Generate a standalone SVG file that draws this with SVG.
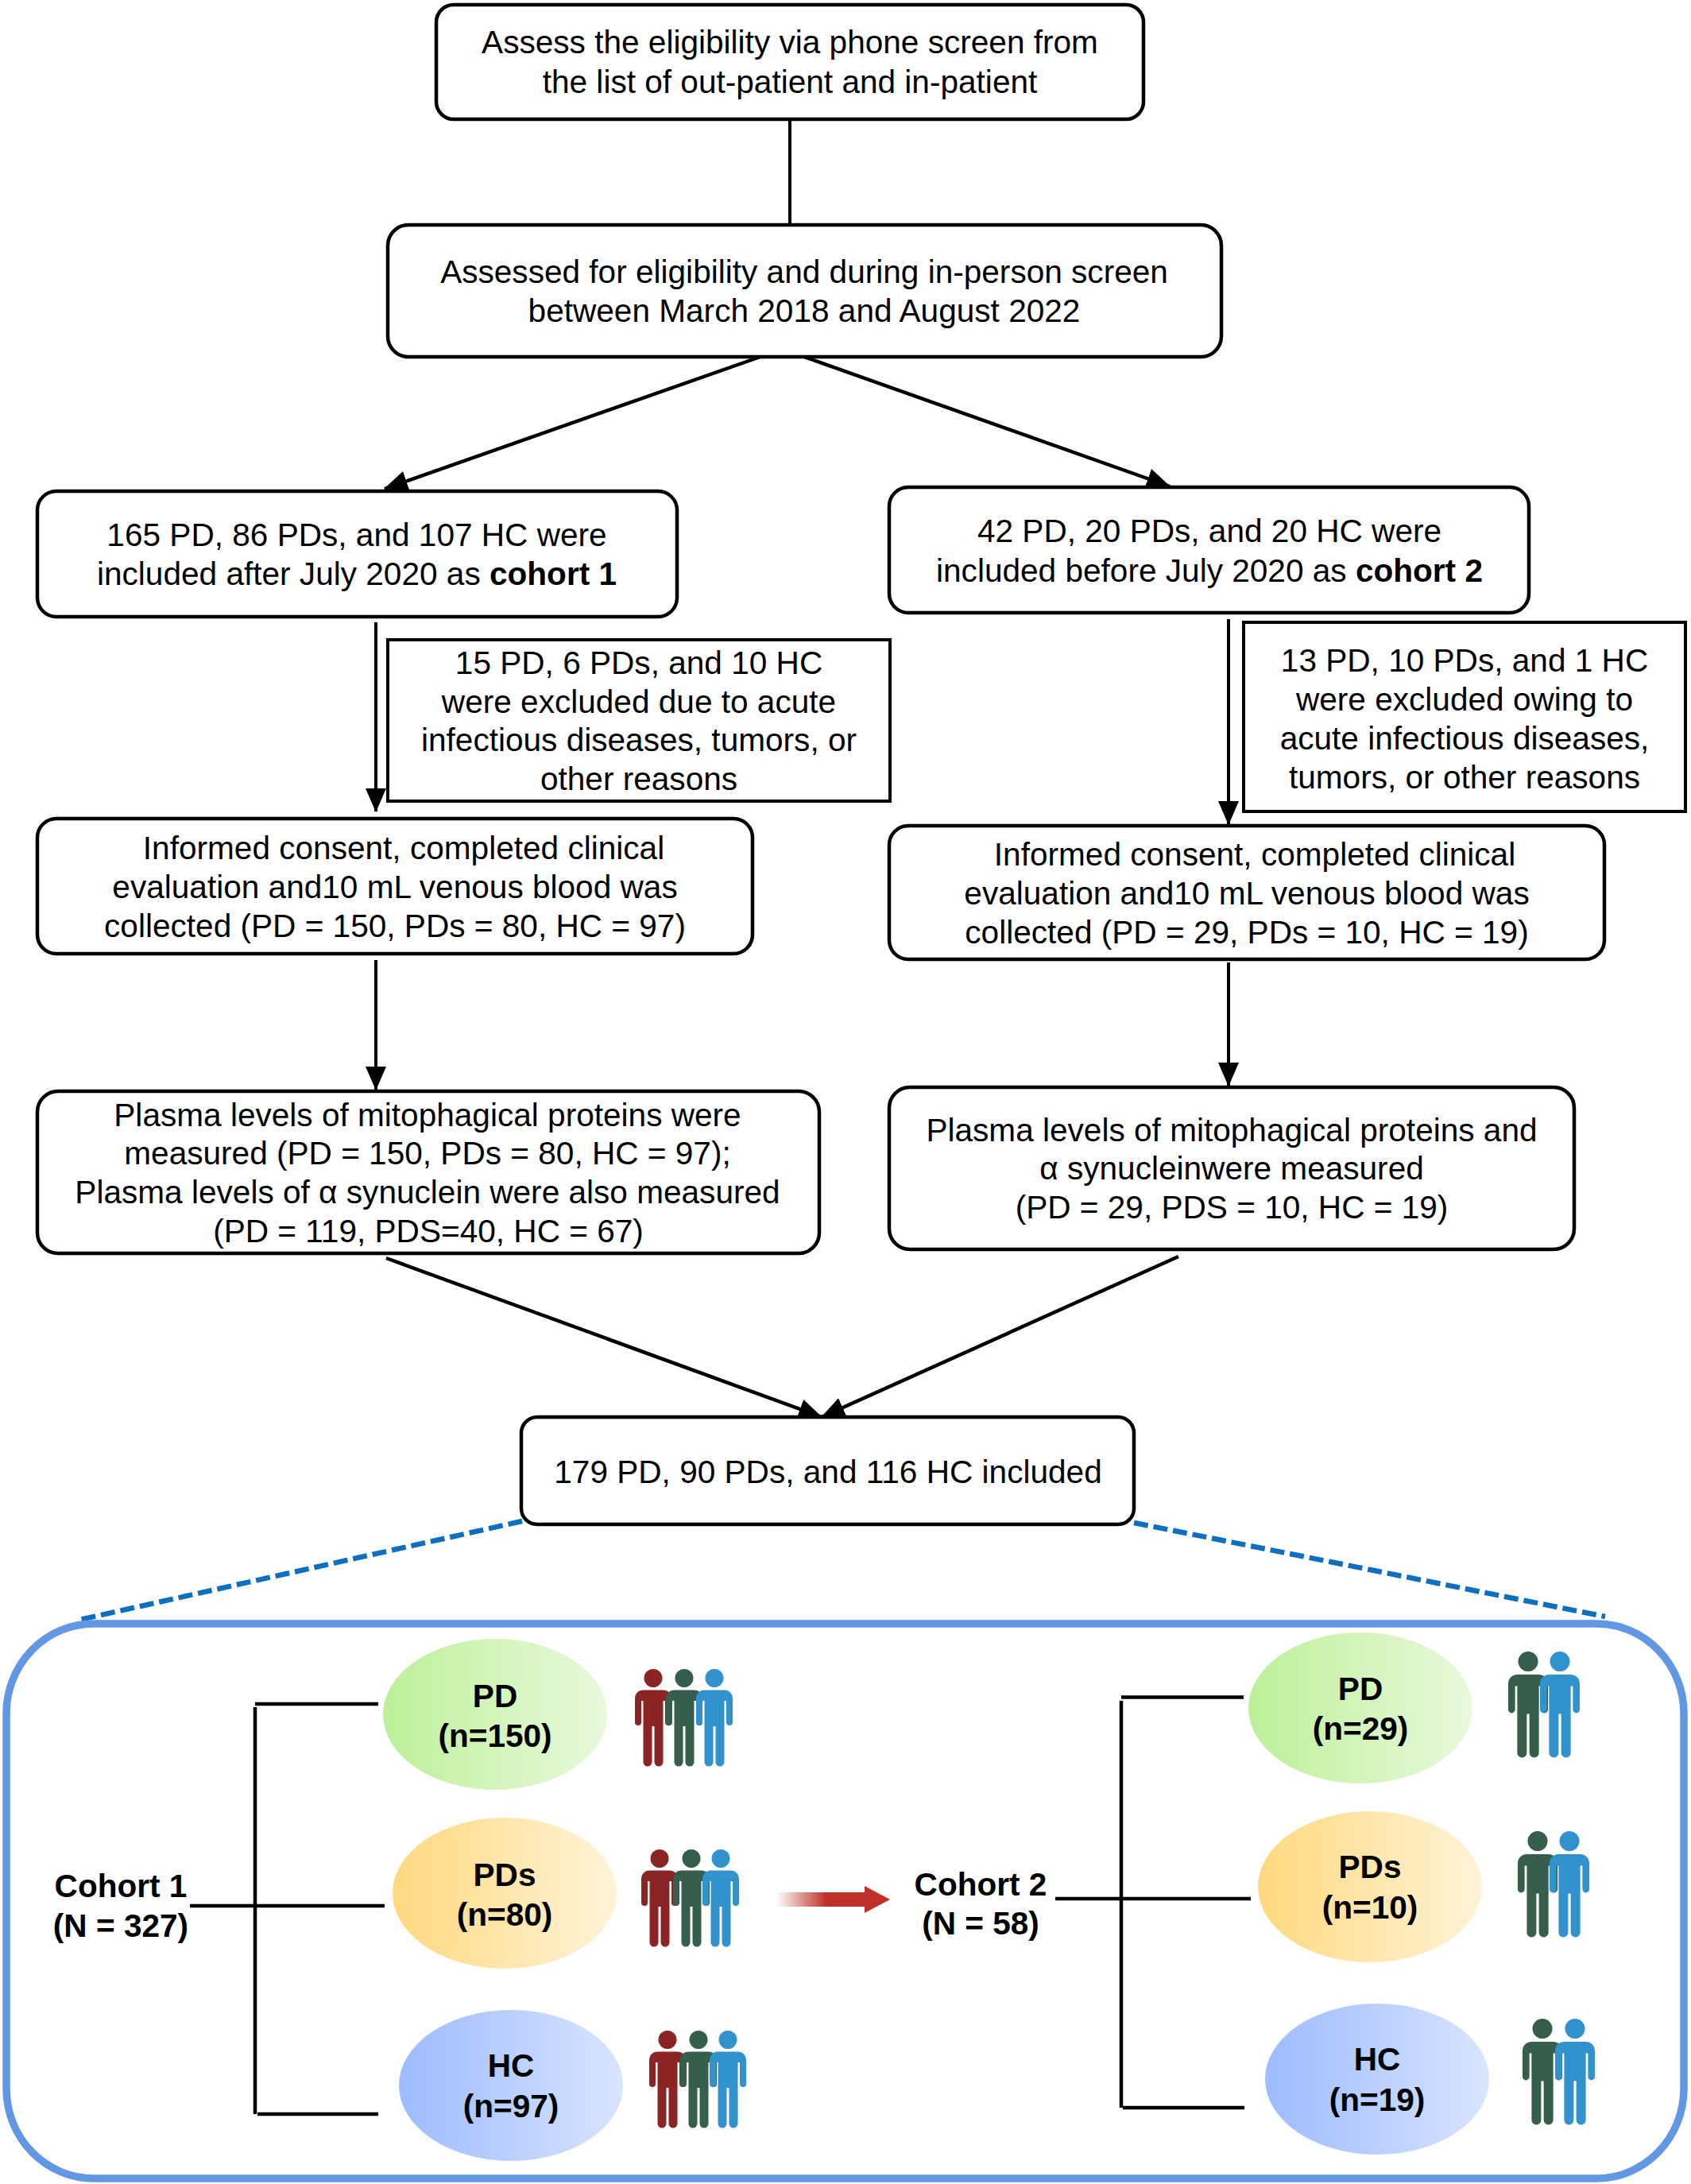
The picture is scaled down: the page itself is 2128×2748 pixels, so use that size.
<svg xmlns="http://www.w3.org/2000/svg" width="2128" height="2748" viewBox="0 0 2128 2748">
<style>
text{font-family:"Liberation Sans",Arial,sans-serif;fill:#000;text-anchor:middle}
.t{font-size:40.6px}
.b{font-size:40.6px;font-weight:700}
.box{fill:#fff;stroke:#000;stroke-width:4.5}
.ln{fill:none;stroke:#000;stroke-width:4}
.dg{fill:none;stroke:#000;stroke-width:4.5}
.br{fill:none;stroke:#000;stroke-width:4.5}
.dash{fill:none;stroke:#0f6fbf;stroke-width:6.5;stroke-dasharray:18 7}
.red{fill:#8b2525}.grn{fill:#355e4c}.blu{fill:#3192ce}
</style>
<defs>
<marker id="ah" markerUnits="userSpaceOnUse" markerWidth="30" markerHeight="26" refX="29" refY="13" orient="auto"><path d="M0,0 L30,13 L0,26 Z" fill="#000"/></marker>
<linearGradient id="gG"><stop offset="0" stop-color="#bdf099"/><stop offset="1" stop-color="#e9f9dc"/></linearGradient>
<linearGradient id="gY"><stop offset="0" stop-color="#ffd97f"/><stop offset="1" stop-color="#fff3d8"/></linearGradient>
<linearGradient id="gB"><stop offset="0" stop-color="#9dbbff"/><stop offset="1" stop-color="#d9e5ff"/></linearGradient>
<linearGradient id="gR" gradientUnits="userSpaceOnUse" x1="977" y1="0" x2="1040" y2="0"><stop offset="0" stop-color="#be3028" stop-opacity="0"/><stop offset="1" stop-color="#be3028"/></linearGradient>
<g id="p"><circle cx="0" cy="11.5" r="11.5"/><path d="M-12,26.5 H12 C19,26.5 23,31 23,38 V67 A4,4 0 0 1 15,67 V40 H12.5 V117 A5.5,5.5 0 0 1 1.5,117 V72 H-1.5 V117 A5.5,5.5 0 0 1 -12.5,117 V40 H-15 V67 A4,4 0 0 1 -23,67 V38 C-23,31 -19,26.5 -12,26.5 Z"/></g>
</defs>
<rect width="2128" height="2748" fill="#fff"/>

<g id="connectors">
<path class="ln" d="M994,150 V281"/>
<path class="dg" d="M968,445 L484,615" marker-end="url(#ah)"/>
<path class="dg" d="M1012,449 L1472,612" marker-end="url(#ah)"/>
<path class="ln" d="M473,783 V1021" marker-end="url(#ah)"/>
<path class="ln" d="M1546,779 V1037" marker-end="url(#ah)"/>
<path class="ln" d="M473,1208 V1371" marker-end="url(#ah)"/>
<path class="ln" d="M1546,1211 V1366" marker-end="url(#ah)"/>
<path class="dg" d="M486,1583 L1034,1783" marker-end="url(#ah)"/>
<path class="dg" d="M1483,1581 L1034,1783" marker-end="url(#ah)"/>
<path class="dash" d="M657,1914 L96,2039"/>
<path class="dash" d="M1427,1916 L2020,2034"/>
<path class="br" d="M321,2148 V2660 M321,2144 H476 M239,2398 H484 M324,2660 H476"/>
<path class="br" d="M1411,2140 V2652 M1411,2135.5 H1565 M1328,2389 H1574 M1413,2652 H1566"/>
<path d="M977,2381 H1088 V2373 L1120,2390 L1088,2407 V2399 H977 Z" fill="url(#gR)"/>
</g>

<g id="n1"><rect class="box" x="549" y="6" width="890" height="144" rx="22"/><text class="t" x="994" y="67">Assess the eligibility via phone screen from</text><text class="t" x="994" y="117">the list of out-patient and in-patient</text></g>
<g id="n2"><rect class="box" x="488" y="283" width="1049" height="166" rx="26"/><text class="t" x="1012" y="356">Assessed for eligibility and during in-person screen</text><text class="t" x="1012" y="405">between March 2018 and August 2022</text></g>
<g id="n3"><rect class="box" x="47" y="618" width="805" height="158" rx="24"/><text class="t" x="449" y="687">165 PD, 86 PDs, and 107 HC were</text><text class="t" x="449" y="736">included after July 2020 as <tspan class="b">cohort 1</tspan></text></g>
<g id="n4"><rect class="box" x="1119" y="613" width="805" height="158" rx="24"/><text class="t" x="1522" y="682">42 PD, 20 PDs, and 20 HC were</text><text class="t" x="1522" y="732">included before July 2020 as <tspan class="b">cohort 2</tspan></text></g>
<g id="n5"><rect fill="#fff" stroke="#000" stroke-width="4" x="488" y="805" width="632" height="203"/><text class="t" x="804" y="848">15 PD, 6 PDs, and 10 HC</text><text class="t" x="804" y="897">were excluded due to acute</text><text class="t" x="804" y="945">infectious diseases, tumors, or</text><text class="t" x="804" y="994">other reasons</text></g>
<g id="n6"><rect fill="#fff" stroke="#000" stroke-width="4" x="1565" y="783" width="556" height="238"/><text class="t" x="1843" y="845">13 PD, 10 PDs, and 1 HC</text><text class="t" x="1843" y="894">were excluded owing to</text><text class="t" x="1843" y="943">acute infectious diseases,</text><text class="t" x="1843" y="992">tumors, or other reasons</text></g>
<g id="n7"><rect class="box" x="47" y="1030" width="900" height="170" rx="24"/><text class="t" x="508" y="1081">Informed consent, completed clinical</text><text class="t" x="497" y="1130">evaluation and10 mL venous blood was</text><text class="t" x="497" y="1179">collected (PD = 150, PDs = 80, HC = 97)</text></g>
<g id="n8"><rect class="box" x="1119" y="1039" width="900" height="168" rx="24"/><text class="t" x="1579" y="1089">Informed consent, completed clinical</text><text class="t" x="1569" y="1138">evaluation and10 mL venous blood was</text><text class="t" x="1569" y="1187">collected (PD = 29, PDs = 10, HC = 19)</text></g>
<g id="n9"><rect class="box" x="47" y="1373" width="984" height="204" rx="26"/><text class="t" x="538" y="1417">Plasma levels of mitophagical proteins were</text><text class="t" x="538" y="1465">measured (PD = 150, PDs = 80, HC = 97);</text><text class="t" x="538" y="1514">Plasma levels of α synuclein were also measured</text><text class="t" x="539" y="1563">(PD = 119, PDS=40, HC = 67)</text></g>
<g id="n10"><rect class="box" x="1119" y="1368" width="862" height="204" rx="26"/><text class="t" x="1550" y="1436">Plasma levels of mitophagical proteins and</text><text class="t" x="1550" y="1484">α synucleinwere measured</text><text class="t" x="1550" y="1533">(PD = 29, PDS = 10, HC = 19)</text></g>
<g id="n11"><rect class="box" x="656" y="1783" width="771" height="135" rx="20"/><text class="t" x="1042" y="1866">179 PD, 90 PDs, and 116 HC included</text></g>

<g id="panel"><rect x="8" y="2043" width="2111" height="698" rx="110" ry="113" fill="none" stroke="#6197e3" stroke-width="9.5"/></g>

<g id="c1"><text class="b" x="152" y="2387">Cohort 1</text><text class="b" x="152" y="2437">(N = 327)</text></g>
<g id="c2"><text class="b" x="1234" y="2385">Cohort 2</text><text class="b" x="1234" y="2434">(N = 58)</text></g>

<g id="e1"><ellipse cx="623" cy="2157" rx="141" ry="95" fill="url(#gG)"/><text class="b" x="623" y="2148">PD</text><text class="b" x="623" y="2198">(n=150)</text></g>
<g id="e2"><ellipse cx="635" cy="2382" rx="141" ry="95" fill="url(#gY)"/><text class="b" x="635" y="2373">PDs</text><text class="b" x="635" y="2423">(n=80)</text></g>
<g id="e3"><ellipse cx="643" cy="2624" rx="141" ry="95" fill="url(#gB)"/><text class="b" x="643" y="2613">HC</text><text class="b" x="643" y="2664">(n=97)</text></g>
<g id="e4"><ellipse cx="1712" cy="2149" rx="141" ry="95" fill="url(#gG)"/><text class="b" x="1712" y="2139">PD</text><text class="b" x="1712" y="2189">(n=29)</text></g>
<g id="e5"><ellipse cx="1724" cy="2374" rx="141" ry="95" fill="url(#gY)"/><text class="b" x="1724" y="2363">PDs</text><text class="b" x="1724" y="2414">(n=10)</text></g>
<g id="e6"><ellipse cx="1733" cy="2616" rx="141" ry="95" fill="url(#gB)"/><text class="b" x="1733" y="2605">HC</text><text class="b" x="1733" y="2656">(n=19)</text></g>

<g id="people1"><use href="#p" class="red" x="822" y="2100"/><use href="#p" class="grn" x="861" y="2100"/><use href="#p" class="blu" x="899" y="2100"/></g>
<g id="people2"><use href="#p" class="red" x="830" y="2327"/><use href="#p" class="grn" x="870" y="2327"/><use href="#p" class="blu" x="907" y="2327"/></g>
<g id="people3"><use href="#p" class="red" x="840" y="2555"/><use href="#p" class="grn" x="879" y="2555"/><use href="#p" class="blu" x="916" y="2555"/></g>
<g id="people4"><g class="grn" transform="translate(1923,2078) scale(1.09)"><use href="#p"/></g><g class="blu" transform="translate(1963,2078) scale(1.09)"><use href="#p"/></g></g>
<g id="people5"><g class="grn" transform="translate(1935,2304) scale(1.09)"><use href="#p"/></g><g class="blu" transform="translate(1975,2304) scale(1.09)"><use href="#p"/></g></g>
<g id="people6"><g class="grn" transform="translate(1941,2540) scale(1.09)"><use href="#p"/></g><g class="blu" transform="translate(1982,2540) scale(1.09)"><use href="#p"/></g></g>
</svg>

#### [Written exercise]
Give the number of lines where the string "that" occurs, without any further text.

#### [Response for this exercise]
2